Dan, it looks nice. A good complement to your other tools from what I recall that you have mentioned. Every tool needs tuning -- some more than others.

I have been thinking about something similar, a small milling machine and a lathe. But I am starting to run out of room for stationary tools. My next item will be a replacement dust collector. The tech has improved quite a bit since I bought mine some 10 years ago. I have to wait until the snow melts to move one in.

#Comment Re: made: 2010-01-10 04:36:45.98461+00 by: TheSHAD0W

I've gotten some items at Harbor Freight. On occasion I've been pleasantly surprised, but yeah, most of what they sell is crap. I don't recommend getting anything mission-critical from them.

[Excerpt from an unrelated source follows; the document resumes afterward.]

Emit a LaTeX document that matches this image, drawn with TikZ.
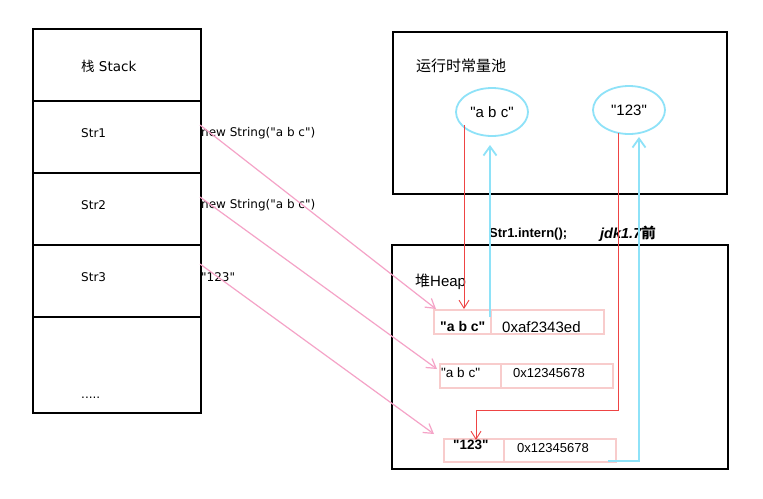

#Comment Re: made: 2010-01-10 03:39:03.090592+00 by: Dan Lyke

I've got a hold-down kit, a decent vise, and a couple of collets and bits and parallel bars and other accessories on order.

I'll probably need to get a set of boring bars and a holder for it, and I can see that I'm going to want a lathe, but not 'til I get my shop built.

I do need to get some steppers up and running, there are a number of things it'd be handy to cut on this that'd me much easier with CNC rather than "crank X once, crank Y twice, crank X once, crank Y once...".

And I'm also seeing that on one previous job, if I'd but known we'd have bought one of these and a few tools and some taps and it would have paid for itself in the first plate we had milled.

#Comment Re: made: 2010-01-10 03:04:31.509209+00 by: meuon

Congrats! Looks very very familiar. I bought mine used from friend Jason of Evil Robots Inc with a lot of accessories and some mods. You bought the base to a kit that gets better with accessories and some tuning up. It and the lathe paid for itself in two projects. I need to get them set back up and practice more.